I needed a bit of inspiration, so I opened a book called 1000 Handmade Greetings and found a piece by Loi Luc.
I wanted to put in a credit to Loi Luc here (partly because he had a Vietnamese sounding name and I was intrigued about his back story anyway), so I done a quick search in the index of the book and found that, at the time of publication, Loi Luc ran a site called Catfish Greetings.
So, I went online and tried to find this, going firstly to the URL they gave, which was obviously www.catfishgreetings.com. To my great surprise, I found that the site is now home to a site subtitled “Weed News” and it hosts loads of pictures of sticky green.
Turns out that Catfish Greetings was once a shop in New York City, but has since closed, and that in the intervening time, a cybersquatter has taken over the URL and is now probably charging a ransom on it.
Poor Loi.
Oh dear, have you seen the programme called Catfish where people online pretend to be somebody else and deliberately hook others, usually to form a “relationship” and then string them along?

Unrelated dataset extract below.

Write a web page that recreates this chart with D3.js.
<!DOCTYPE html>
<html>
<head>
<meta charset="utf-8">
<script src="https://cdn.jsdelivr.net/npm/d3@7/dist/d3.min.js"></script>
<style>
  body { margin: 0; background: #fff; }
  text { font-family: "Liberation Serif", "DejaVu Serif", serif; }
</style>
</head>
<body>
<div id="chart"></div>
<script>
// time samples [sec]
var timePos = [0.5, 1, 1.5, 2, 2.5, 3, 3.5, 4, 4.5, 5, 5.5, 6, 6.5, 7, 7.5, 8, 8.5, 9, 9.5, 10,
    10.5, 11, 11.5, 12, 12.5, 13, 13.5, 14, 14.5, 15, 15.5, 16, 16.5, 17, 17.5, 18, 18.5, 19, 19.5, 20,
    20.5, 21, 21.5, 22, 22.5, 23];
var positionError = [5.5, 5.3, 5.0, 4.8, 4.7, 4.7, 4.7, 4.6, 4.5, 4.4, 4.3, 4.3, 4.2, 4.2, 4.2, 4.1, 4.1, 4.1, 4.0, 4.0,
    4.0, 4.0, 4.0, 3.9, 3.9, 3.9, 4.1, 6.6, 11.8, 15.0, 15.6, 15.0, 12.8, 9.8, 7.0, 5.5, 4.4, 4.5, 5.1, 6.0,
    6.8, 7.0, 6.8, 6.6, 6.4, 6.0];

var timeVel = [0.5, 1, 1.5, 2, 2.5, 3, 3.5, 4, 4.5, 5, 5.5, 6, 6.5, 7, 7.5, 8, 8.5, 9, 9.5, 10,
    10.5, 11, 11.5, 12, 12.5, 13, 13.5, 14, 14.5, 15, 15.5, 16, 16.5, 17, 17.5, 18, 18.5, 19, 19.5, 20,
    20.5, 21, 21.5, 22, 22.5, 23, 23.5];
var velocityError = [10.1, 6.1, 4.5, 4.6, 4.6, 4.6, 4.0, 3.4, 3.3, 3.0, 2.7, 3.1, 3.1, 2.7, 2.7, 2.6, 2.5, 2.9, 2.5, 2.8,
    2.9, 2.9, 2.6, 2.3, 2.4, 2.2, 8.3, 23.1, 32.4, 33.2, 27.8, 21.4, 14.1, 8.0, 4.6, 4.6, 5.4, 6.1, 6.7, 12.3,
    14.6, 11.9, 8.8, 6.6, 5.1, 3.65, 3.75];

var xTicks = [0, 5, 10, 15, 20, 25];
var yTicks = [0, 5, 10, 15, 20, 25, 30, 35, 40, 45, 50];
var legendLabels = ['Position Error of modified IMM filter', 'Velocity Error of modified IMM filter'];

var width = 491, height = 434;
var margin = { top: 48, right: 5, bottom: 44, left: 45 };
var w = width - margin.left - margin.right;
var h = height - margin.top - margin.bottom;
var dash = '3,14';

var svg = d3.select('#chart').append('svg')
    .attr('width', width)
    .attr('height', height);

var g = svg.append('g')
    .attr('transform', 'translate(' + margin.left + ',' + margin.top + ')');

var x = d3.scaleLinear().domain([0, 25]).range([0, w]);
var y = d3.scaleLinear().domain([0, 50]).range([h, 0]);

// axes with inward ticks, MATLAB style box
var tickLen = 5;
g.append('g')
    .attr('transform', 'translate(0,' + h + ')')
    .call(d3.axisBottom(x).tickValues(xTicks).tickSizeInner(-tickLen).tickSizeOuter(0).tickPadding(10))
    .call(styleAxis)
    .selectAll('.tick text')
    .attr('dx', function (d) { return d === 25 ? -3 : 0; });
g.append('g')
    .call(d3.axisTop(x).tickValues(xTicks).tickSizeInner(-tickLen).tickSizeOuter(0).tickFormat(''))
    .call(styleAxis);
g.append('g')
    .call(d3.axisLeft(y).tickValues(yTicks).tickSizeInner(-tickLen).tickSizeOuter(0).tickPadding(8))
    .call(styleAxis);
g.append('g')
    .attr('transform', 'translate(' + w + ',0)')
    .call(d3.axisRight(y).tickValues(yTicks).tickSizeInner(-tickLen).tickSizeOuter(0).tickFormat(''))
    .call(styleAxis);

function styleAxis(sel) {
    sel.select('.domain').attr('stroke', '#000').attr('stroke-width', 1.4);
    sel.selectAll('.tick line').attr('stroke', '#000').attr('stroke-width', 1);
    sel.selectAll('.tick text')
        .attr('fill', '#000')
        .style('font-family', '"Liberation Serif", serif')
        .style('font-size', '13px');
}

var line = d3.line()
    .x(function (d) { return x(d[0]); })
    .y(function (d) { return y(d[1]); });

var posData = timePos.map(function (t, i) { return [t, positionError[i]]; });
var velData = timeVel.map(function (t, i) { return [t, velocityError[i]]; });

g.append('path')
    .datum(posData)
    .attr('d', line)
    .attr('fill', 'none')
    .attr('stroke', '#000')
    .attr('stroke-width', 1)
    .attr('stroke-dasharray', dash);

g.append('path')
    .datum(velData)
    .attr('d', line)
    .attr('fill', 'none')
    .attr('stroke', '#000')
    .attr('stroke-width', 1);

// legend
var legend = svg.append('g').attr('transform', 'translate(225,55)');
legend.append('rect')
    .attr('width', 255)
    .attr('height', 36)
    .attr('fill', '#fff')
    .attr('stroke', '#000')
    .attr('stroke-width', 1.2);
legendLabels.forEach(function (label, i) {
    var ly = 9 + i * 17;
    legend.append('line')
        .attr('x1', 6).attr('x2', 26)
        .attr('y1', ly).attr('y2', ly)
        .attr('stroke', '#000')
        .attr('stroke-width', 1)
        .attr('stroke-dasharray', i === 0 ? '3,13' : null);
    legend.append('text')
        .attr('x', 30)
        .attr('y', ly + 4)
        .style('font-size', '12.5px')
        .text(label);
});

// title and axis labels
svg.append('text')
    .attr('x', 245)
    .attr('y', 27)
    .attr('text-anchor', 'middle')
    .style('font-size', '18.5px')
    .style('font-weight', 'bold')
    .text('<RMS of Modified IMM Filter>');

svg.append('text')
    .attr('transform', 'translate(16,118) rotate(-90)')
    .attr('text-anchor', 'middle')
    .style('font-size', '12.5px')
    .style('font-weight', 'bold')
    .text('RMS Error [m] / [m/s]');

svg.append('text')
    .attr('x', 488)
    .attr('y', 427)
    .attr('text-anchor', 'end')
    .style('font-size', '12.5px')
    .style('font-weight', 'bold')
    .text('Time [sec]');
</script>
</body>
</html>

Shows the worst of humanity and how the internet isn’t always a good thing. On a more positive note, I do like the red and green colours you’ve used to make this delightful apple tree.

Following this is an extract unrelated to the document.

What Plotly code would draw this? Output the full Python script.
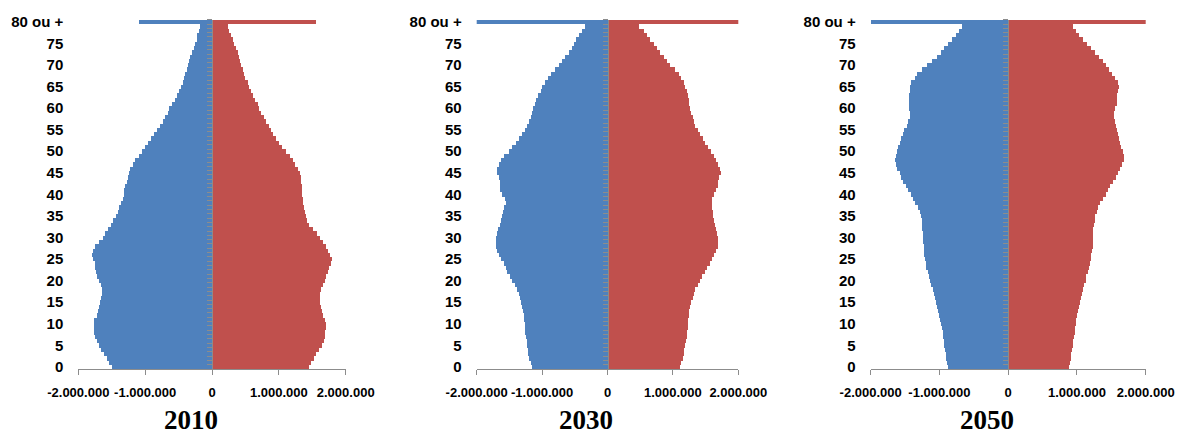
import plotly.graph_objects as go

# Age classes, youngest first; the last class groups everyone aged 80 and over
ages = [str(a) for a in range(80)] + ["80 ou +"]
age_ticks = ["0", "5", "10", "15", "20", "25", "30", "35", "40", "45",
             "50", "55", "60", "65", "70", "75", "80 ou +"]

# Population by single year of age, in thousands (age 0 ... 79, 80 ou +)
hommes_2010 = [1492, 1532, 1567, 1617, 1657, 1692, 1722, 1742, 1756, 1766,
               1766, 1756, 1722, 1702, 1692, 1672, 1657, 1647, 1647, 1662,
               1682, 1712, 1732, 1742, 1751, 1781, 1796, 1771, 1742, 1692,
               1632, 1592, 1547, 1507, 1472, 1432, 1407, 1382, 1357, 1332,
               1317, 1307, 1292, 1272, 1257, 1243, 1218, 1183, 1143, 1093,
               1043, 993, 948, 908, 858, 823, 773, 734, 694, 659,
               634, 594, 554, 519, 484, 459, 434, 409, 394, 369,
               359, 344, 319, 299, 269, 245, 225, 215, 195, 175,
               1083]
femmes_2010 = [1452, 1487, 1527, 1567, 1607, 1652, 1677, 1697, 1702, 1707,
               1707, 1702, 1667, 1652, 1637, 1627, 1622, 1627, 1642, 1667,
               1692, 1717, 1737, 1761, 1791, 1796, 1776, 1746, 1712, 1662,
               1622, 1582, 1517, 1462, 1432, 1412, 1392, 1382, 1372, 1362,
               1357, 1352, 1347, 1342, 1332, 1317, 1292, 1253, 1213, 1168,
               1118, 1048, 1003, 963, 923, 888, 853, 813, 778, 739,
               714, 689, 649, 614, 589, 564, 539, 504, 479, 464,
               439, 424, 404, 389, 364, 339, 314, 289, 264, 240,
               1562]

hommes_2030 = [1157, 1182, 1208, 1218, 1223, 1233, 1243, 1249, 1259, 1259,
               1269, 1274, 1284, 1299, 1310, 1320, 1335, 1361, 1386, 1422,
               1463, 1488, 1539, 1564, 1590, 1626, 1666, 1692, 1717, 1717,
               1707, 1692, 1677, 1651, 1626, 1615, 1600, 1590, 1564, 1575,
               1615, 1651, 1651, 1656, 1666, 1692, 1692, 1666, 1626, 1580,
               1514, 1463, 1401, 1361, 1310, 1269, 1243, 1208, 1182, 1157,
               1141, 1116, 1091, 1065, 1029, 1004, 963, 912, 861, 810,
               749, 698, 657, 596, 555, 520, 484, 433, 392, 352,
               2008]
femmes_2030 = [1111, 1126, 1147, 1162, 1172, 1187, 1203, 1213, 1218, 1223,
               1228, 1233, 1238, 1249, 1264, 1279, 1299, 1315, 1340, 1376,
               1407, 1442, 1483, 1519, 1559, 1595, 1631, 1656, 1682, 1687,
               1687, 1677, 1656, 1636, 1621, 1610, 1605, 1595, 1595, 1595,
               1621, 1656, 1687, 1687, 1707, 1738, 1722, 1687, 1656, 1621,
               1580, 1534, 1493, 1452, 1417, 1376, 1340, 1315, 1299, 1279,
               1264, 1249, 1238, 1228, 1213, 1187, 1162, 1126, 1085, 1024,
               958, 907, 856, 805, 754, 703, 652, 601, 550, 484,
               2028]

hommes_2050 = [882, 892, 902, 911, 921, 931, 940, 950, 960, 974,
               989, 999, 1008, 1023, 1037, 1052, 1071, 1086, 1105, 1125,
               1144, 1159, 1173, 1193, 1207, 1217, 1227, 1231, 1236, 1241,
               1246, 1246, 1251, 1256, 1260, 1270, 1290, 1319, 1353, 1387,
               1425, 1459, 1498, 1532, 1561, 1585, 1619, 1639, 1648, 1643,
               1629, 1610, 1585, 1561, 1537, 1513, 1483, 1459, 1435, 1435,
               1445, 1450, 1450, 1445, 1440, 1435, 1416, 1367, 1328, 1256,
               1183, 1110, 1047, 989, 940, 882, 819, 761, 722, 674,
               2007]
femmes_2050 = [877, 892, 902, 911, 921, 931, 940, 950, 960, 970,
               979, 989, 999, 1008, 1023, 1037, 1057, 1071, 1086, 1105,
               1120, 1134, 1154, 1168, 1183, 1193, 1207, 1217, 1222, 1222,
               1227, 1227, 1231, 1241, 1256, 1265, 1280, 1309, 1338, 1377,
               1411, 1445, 1483, 1522, 1561, 1595, 1629, 1658, 1677, 1677,
               1663, 1643, 1629, 1610, 1595, 1580, 1561, 1542, 1532, 1532,
               1556, 1571, 1580, 1580, 1590, 1605, 1590, 1556, 1508, 1459,
               1411, 1377, 1314, 1265, 1193, 1144, 1086, 1023, 989, 931,
               2026]

annees = ["2010", "2030", "2050"]
hommes = [hommes_2010, hommes_2030, hommes_2050]
femmes = [femmes_2010, femmes_2030, femmes_2050]

x_ticks = [-2000, -1000, 0, 1000, 2000]
x_tick_labels = ["-2.000.000", "-1.000.000", "0", "1.000.000", "2.000.000"]

BLEU = "#4F81BD"
ROUGE = "#C0504D"
GRIS = "#8C8C8C"

W, H = 1179, 436
# plot areas in pixels (left, right) and shared vertical extent
panels_px = [(78.3, 345.7), (476.7, 738.3), (870.7, 1145.7)]
title_x_px = [191, 586, 987]
title_y_px = 420
top_px, bottom_px = 19.7, 369.0
y_domain = [1 - bottom_px / H, 1 - top_px / H]

tick_font = dict(family="Liberation Sans, Arial, sans-serif", size=13,
                 color="#000000", weight="bold")
age_font = dict(family="Liberation Sans, Arial, sans-serif", size=15,
                color="#000000", weight="bold")

fig = go.Figure()
layout = dict(
    width=W, height=H,
    margin=dict(l=0, r=0, t=0, b=0, autoexpand=False),
    paper_bgcolor="white", plot_bgcolor="white",
    showlegend=False, barmode="relative", bargap=0,
    annotations=[],
)

for i, (annee, h, f) in enumerate(zip(annees, hommes, femmes)):
    n = i + 1
    sfx = "" if n == 1 else str(n)
    xa, ya, ya_zero = f"x{sfx}", f"y{sfx}", f"y{n + 3}"

    # men to the left of zero, women to the right on the zero-line axis
    fig.add_trace(go.Bar(y=ages, x=[-v for v in h], orientation="h",
                         marker=dict(color=BLEU, line=dict(width=0)),
                         name="Hommes", xaxis=xa, yaxis=ya))
    fig.add_trace(go.Bar(y=ages, x=f, orientation="h",
                         marker=dict(color=ROUGE, line=dict(width=0)),
                         name="Femmes", xaxis=xa, yaxis=ya_zero))

    left, right = panels_px[i]
    dom = [left / W, right / W]
    layout[f"xaxis{sfx}"] = dict(
        domain=dom, anchor=ya, range=[-2000, 2000],
        tickmode="array", tickvals=x_ticks, ticktext=x_tick_labels,
        tickangle=0, tickfont=tick_font, automargin=False,
        showline=True, linecolor=GRIS, linewidth=1,
        ticks="outside", ticklen=5, tickcolor=GRIS, tickwidth=1,
        showgrid=False, zeroline=False, fixedrange=True,
        ticklabelstandoff=6,
    )
    layout[f"yaxis{sfx}"] = dict(
        domain=y_domain, anchor=xa, type="category",
        categoryorder="array", categoryarray=ages,
        range=[-0.5, 80.5], automargin=False,
        tickmode="array", tickvals=age_ticks, ticktext=age_ticks,
        tickfont=age_font, ticks="", showline=False, showgrid=False,
        zeroline=False, fixedrange=True, ticklabelstandoff=14,
    )
    # vertical category axis drawn on the zero line, one tick between ages
    layout[f"yaxis{n + 3}"] = dict(
        overlaying=ya, anchor="free", position=(dom[0] + dom[1]) / 2,
        side="left", type="category",
        categoryorder="array", categoryarray=ages,
        range=[-0.5, 80.5], automargin=False,
        tickmode="linear", tick0=0, dtick=1, tickson="boundaries",
        showticklabels=False, showline=True, linecolor=GRIS, linewidth=1,
        ticks="outside", ticklen=5, tickcolor=GRIS, tickwidth=1,
        showgrid=False, zeroline=False, fixedrange=True, layer="above traces",
    )
    layout["annotations"].append(dict(
        text=annee, xref="paper", yref="paper",
        x=title_x_px[i] / W, y=1 - title_y_px / H,
        xanchor="center", yanchor="middle", showarrow=False,
        font=dict(family="Liberation Serif, Times New Roman, serif", size=27,
                  color="#000000", weight="bold"),
    ))

fig.update_layout(**layout)
fig.write_html("out.html", config={"displayModeBar": False})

No I haven’t seen this. Very appropriate. I do enjoy drawing with a limited palette – this one and the other one I done on the same day both used 3 or 4 colours. Simplicity is king
Interesting research and story. Tough world greeting cards. Like the name you’ve chosen btw.
I think there’s a lot I don’t get about the internet – or maybe about human nature.
Agreed. What kind of person decides to hold a handmade cards artist to ransom? This website suggests that the annual revenue was “less than $500,000. If it were me, I’d be mainly annoyed that the brand had been taken over after all the work that Loi put into making a name for himself.